The interesting thing is that nobody in the wider media seems concerned that all of European TV is inherently broken for streaming media on all manor of PCs, laptops, phones, tablets etc.
Usually I like Google, and I sort of like/hate Amazon too, basically because they're companies that push the boundaries, innovate, and actually deserve to do well. However, it's arrogant shit like this that really pissed me off. The reason I mention Amazon is because their fourth-gen Kindle will not work on WiFi channels outside the US's 1-11 range. I want to use Ch.13 though because there's a shit load of other WiFi signals where I live, but of all my devices with WiFi, and I have a lot, ONLY the stupid fucking Kindle was designed with apparently no care in the world for anyone outside the US.
This whole multiple refresh rate thing has been unnecessary for years. The reason for it was to eliminate noise and other issues by matching the refresh rate to the local power frequency. This was only an issue with analog TV though and digital TVs aren't susceptible to the issues this was meant to address. Just create a worldwide standard, problem solved.

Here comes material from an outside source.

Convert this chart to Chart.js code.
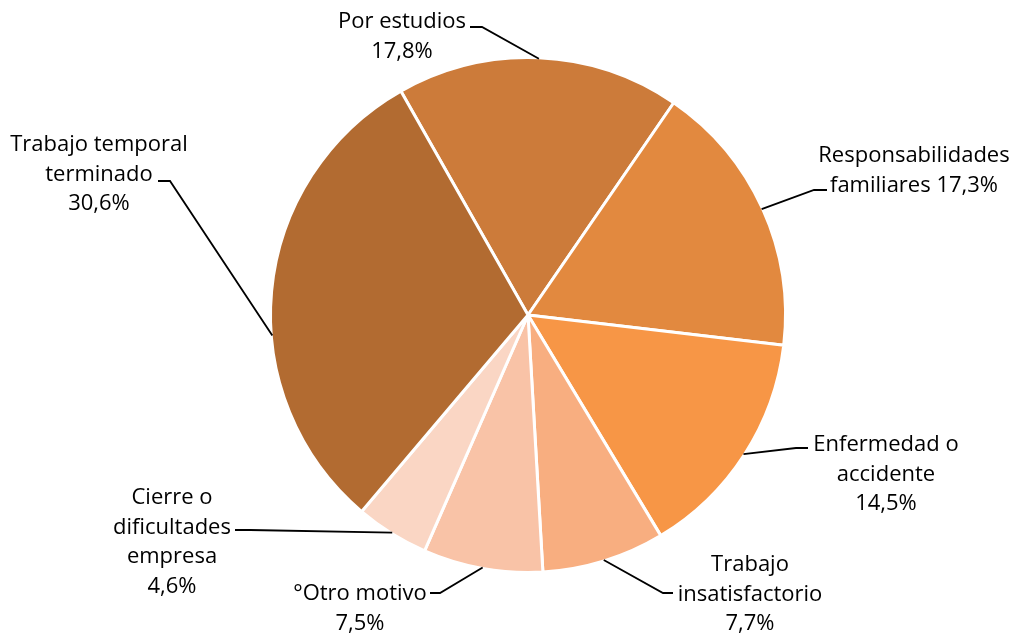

It's not like resampling the frame rate is any kind of exotic technology. Simple anti-aliased blending gets rid of the harsh judder. Some really fancy TVs will even analyze motion to produce intermediate frames by morphing. An extra or upgraded chip in the Chromecast should fix it.

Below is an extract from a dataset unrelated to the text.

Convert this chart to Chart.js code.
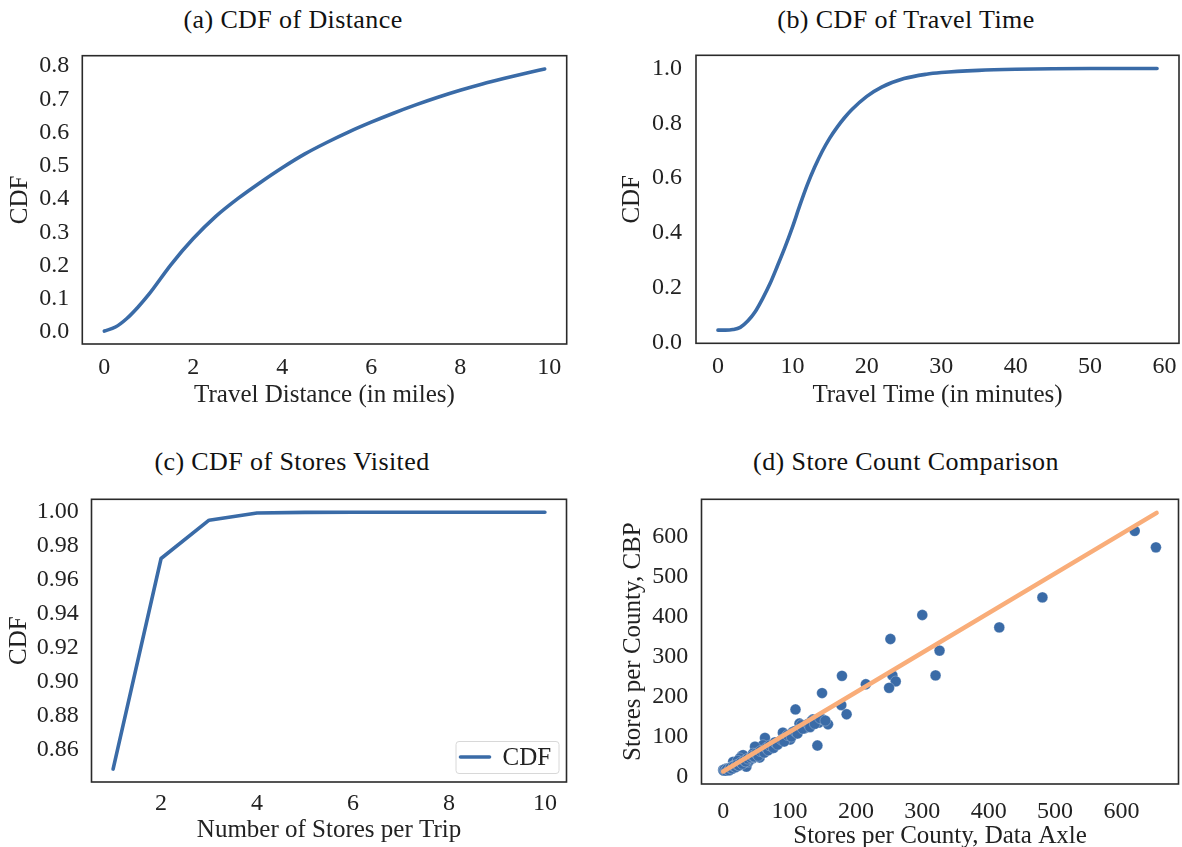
<!DOCTYPE html>
<html>
<head>
<meta charset="utf-8">
<title>Trip and store statistics</title>
<script src="https://cdn.jsdelivr.net/npm/chart.js@4.4.1/dist/chart.umd.min.js"></script>
<style>
  html, body { margin: 0; padding: 0; background: #fff; overflow: hidden; }
  body { position: relative; width: 1182px; height: 847px; }
  canvas.panel { position: absolute; }
  .caption {
    position: absolute;
    transform: translate(-50%, -50%);
    white-space: nowrap;
    font-family: 'Liberation Serif', 'Times New Roman', serif;
    font-size: 26px;
    letter-spacing: 0.4px;
    color: #111;
  }
</style>
</head>
<body>
<div class="caption" style="left:293px;top:20px">(a) CDF of Distance</div>
<div class="caption" style="left:906px;top:20px">(b) CDF of Travel Time</div>
<div class="caption" style="left:292px;top:462px">(c) CDF of Stores Visited</div>
<div class="caption" style="left:906px;top:462px">(d) Store Count Comparison</div>

<canvas id="distChart" class="panel" width="590" height="420" style="left:0;top:0"></canvas>
<canvas id="timeChart" class="panel" width="620" height="420" style="left:590px;top:0"></canvas>
<canvas id="storesChart" class="panel" width="590" height="440" style="left:0;top:430px"></canvas>
<canvas id="countChart" class="panel" width="620" height="440" style="left:590px;top:430px"></canvas>

<script>
// (a) travel distance
const distMiles = [0, 0.25, 0.5, 0.75, 1, 1.5, 2, 2.5, 3, 3.5, 4, 4.5, 5, 5.5, 6, 6.5, 7, 7.5, 8, 8.5, 9, 9.5, 9.9];
const distCdf = [0.003, 0.015, 0.04, 0.074, 0.113, 0.203, 0.281, 0.347, 0.401, 0.449, 0.494, 0.535, 0.570, 0.602, 0.631, 0.658, 0.683, 0.706, 0.727, 0.746, 0.763, 0.779, 0.791];
const distXTicks = [0, 2, 4, 6, 8, 10];
const distYTicks = [0, 0.1, 0.2, 0.3, 0.4, 0.5, 0.6, 0.7, 0.8];

// (b) travel time
const timeMinutes = [0, 1, 2, 3, 4, 5, 6, 7, 8, 9, 10, 11, 12, 13, 14, 15, 16, 17, 18, 20, 22, 25, 28, 30, 35, 40, 45, 50, 55, 59];
const timeCdf = [0.045, 0.045, 0.047, 0.055, 0.078, 0.112, 0.16, 0.215, 0.28, 0.347, 0.42, 0.5, 0.575, 0.64, 0.697, 0.745, 0.785, 0.82, 0.85, 0.898, 0.932, 0.963, 0.979, 0.985, 0.993, 0.997, 0.999, 1.0, 1.0, 1.0];
const timeXTicks = [0, 10, 20, 30, 40, 50, 60];
const timeYTicks = [0, 0.2, 0.4, 0.6, 0.8, 1.0];

// (c) stores per trip
const storesPerTrip = [1, 2, 3, 4, 5, 6, 7, 8, 9, 10];
const storesCdf = [0.8486, 0.9727, 0.9953, 0.9995, 0.9999, 1.0, 1.0, 1.0, 1.0, 1.0];
const storesXTicks = [2, 4, 6, 8, 10];
const storesYTicks = [0.86, 0.88, 0.90, 0.92, 0.94, 0.96, 0.98, 1.00];

// (d) stores per county, Data Axle vs CBP
const dataAxleCounts = [620, 652, 481, 416, 300, 326, 320, 252, 255, 260, 250, 215, 179, 178, 186, 149, 109, 142, 158, 144,
  150, 135, 126, 117, 115, 63, 90, 100, 85, 73, 60, 45, 35, 28, 15, 5, 0, 133, 118, 114,
  101, 74, 60, 58, 48, 45, 35, 38, 30, 25, 20, 13, 8, 3, 1, 10, 18, 22, 40, 52,
  66, 80, 95, 105, 123, 55, 30,
  2, 4, 6, 9, 11, 14, 16, 19, 21, 24, 27, 29, 32, 34, 37, 42, 44, 47, 50, 53,
  56, 62, 65, 68, 70, 76, 78, 82, 88, 92, 97, 103, 108, 112, 120, 128, 131, 138, 146, 154];
const cbpCounts = [614, 573, 448, 373, 404, 315, 253, 344, 253, 238, 222, 231, 252, 179, 156, 209, 168, 78, 131, 135,
  143, 143, 126, 124, 133, 97, 110, 96, 87, 71, 62, 46, 29, 52, 37, 21, 17, 139, 129, 116,
  93, 76, 79, 62, 75, 58, 25, 37, 54, 46, 33, 25, 21, 17, 15, 18, 28, 40, 42, 55,
  68, 82, 100, 112, 121, 48, 35,
  18, 15, 19, 16, 22, 20, 26, 24, 30, 28, 36, 32, 40, 38, 45, 48, 52, 50, 58, 52,
  64, 60, 72, 66, 78, 72, 86, 80, 92, 88, 104, 100, 114, 108, 120, 132, 124, 132, 146, 140];
const fitX = [0, 653];
const fitY = [13, 659];
const countTicks = [0, 100, 200, 300, 400, 500, 600];

const BLUE = '#3a6ba7';
const ORANGE = '#f9ad79';
const TEXT = '#222222';
const FONT = "'Liberation Serif', 'Times New Roman', serif";

Chart.defaults.font.family = FONT;

const toPoints = (xs, ys) => xs.map((x, i) => ({ x: x, y: ys[i] }));

// axis with a fixed box size so the plot frame lands where it should
function makeAxis(cfg) {
    return {
        type: 'linear',
        position: cfg.position,
        min: cfg.min,
        max: cfg.max,
        grid: { display: false, drawTicks: false },
        border: { display: false },
        ticks: {
            autoSkip: false,
            maxRotation: 0,
            padding: cfg.tickPad,
            color: TEXT,
            font: { family: FONT, size: 24 },
            callback: cfg.format
        },
        title: {
            display: true,
            text: cfg.title,
            color: TEXT,
            font: { family: FONT, size: 25 },
            padding: cfg.titlePad
        },
        afterBuildTicks: scale => {
            scale.ticks = cfg.ticks.map(value => ({ value }));
        },
        afterFit: scale => {
            if (cfg.position === 'left') scale.width = cfg.size;
            else scale.height = cfg.size;
            scale.paddingLeft = scale.paddingRight = scale.paddingTop = scale.paddingBottom = 0;
        }
    };
}

const framePlugin = {
    id: 'frame',
    afterDatasetsDraw(chart) {
        const { ctx, chartArea: a } = chart;
        ctx.save();
        ctx.strokeStyle = '#2a2a2a';
        ctx.lineWidth = 1.6;
        ctx.strokeRect(a.left, a.top, a.right - a.left, a.bottom - a.top);
        ctx.restore();
    }
};

// matplotlib-style legend box in the lower right corner of the axes
const cornerLegend = {
    id: 'cornerLegend',
    afterDraw(chart) {
        const ds = chart.data.datasets[0];
        const { ctx, chartArea: a } = chart;
        const w = 103, h = 32;
        const x = a.right - 8 - w;
        const y = a.bottom - 9 - h;
        ctx.save();
        ctx.fillStyle = 'rgba(255,255,255,0.85)';
        ctx.strokeStyle = '#d8d8d8';
        ctx.lineWidth = 1;
        ctx.beginPath();
        ctx.roundRect(x + 0.5, y + 0.5, w, h, 3);
        ctx.fill();
        ctx.stroke();
        ctx.strokeStyle = ds.borderColor;
        ctx.lineWidth = ds.borderWidth;
        ctx.lineCap = 'round';
        ctx.beginPath();
        ctx.moveTo(x + 5, y + h / 2);
        ctx.lineTo(x + 34, y + h / 2);
        ctx.stroke();
        ctx.fillStyle = TEXT;
        ctx.font = '25px ' + FONT;
        ctx.textBaseline = 'middle';
        ctx.fillText(ds.label, x + 47, y + h / 2 + 1);
        ctx.restore();
    }
};

function baseOptions(pad, scales) {
    return {
        responsive: false,
        animation: false,
        events: [],
        layout: { padding: pad },
        plugins: { legend: { display: false }, tooltip: { enabled: false }, title: { display: false } },
        scales: scales
    };
}

function cdfLine(label, xs, ys, smooth) {
    return {
        label: label,
        data: toPoints(xs, ys),
        borderColor: BLUE,
        borderWidth: 3.6,
        borderCapStyle: 'round',
        borderJoinStyle: 'round',
        pointRadius: 0,
        fill: false,
        tension: smooth ? 0.4 : 0,
        cubicInterpolationMode: smooth ? 'monotone' : 'default'
    };
}

const fmt = digits => value => Number(value).toFixed(digits);

// (a)
new Chart(document.getElementById('distChart'), {
    type: 'line',
    data: { datasets: [cdfLine('CDF', distMiles, distCdf, true)] },
    options: baseOptions({ left: 0, top: 55.7, right: 23.3, bottom: 0 }, {
        x: makeAxis({ position: 'bottom', min: -0.495, max: 10.395, ticks: distXTicks, format: fmt(0),
            title: 'Travel Distance (in miles)', size: 76, tickPad: 8.9, titlePad: { top: 0, bottom: 10 } }),
        y: makeAxis({ position: 'left', min: -0.036, max: 0.831, ticks: distYTicks, format: fmt(1),
            title: 'CDF', size: 82.3, tickPad: 13, titlePad: { top: 5.6, bottom: 0 } })
    }),
    plugins: [framePlugin]
});

// (b)
new Chart(document.getElementById('timeChart'), {
    type: 'line',
    data: { datasets: [cdfLine('CDF', timeMinutes, timeCdf, true)] },
    options: baseOptions({ left: 0, top: 55.3, right: 31, bottom: 0 }, {
        x: makeAxis({ position: 'bottom', min: -2.95, max: 61.95, ticks: timeXTicks, format: fmt(0),
            title: 'Travel Time (in minutes)', size: 76.7, tickPad: 9, titlePad: { top: 0, bottom: 10 } }),
        y: makeAxis({ position: 'left', min: -0.003, max: 1.048, ticks: timeYTicks, format: fmt(1),
            title: 'CDF', size: 106, tickPad: 14, titlePad: { top: 27.6, bottom: 0 } })
    }),
    plugins: [framePlugin]
});

// (c)
new Chart(document.getElementById('storesChart'), {
    type: 'line',
    data: { datasets: [cdfLine('CDF', storesPerTrip, storesCdf, false)] },
    options: baseOptions({ left: 0, top: 69.3, right: 23.5, bottom: 0 }, {
        x: makeAxis({ position: 'bottom', min: 0.55, max: 10.45, ticks: storesXTicks, format: fmt(0),
            title: 'Number of Stores per Trip', size: 88, tickPad: 6.9, titlePad: { top: 0, bottom: 25 } }),
        y: makeAxis({ position: 'left', min: 0.8410, max: 1.0076, ticks: storesYTicks, format: fmt(2),
            title: 'CDF', size: 91.5, tickPad: 12.8, titlePad: { top: 4, bottom: 0 } })
    }),
    plugins: [framePlugin, cornerLegend]
});

// (d)
new Chart(document.getElementById('countChart'), {
    type: 'scatter',
    data: {
        datasets: [
            {
                type: 'line',
                label: 'fit',
                data: toPoints(fitX, fitY),
                borderColor: ORANGE,
                borderWidth: 4.5,
                borderCapStyle: 'round',
                pointRadius: 0,
                order: 0
            },
            {
                label: 'counties',
                data: toPoints(dataAxleCounts, cbpCounts),
                backgroundColor: BLUE,
                borderColor: 'rgba(255,255,255,0.5)',
                borderWidth: 0.5,
                pointRadius: 5.4,
                order: 1
            }
        ]
    },
    options: baseOptions({ left: 0, top: 69.3, right: 31.5, bottom: 0 }, {
        x: makeAxis({ position: 'bottom', min: -32.6, max: 686, ticks: countTicks, format: fmt(0),
            title: 'Stores per County, Data Axle', size: 86, tickPad: 13.3, titlePad: { top: 0, bottom: 19 } }),
        y: makeAxis({ position: 'left', min: -18.2, max: 693, ticks: countTicks, format: fmt(0),
            title: 'Stores per County, CBP', size: 111.5, tickPad: 13.2, titlePad: { top: 28.3, bottom: 0 } })
    }),
    plugins: [framePlugin]
});
</script>
</body>
</html>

.... but something crazy like 60000/1001 Hz, because when they stared with colour TV (called color TV there) they found out their chroma sub carrier was interfering with their audio sub carrier. Instead of moving the audio, they simply changed the framerate.... which actually makes monochrome and colour TV in the US completely incompatible if you go by the specs. It also means that a show produced at a monochrome station will play slower at a TV station that already switched to colour... and of course computers here and there use 60 Hz straight.
And of course they use this weird scheme were they cut off part of their chroma sub carrier by bandwidth limiting their colour difference signals in weird ways... which gives them the ability to squeeze their image into 4.2 MHz... while PAL can be limited to 4.33 MHz, without having to resort to such a low subcarrier frequeny and weird trickery.
So far my experience with most Google software has not been good. It is released buggy when in actual fact it is, at best, a very early Beta.
It's up to us mugs who use it to sort out the problems. I have basically given up with most Google software as I want to do real work and not sort out their bugs.
What really frightens me is the Google self-drive car. If it's anything like their other software, there's going to be millions of dead people on our roads.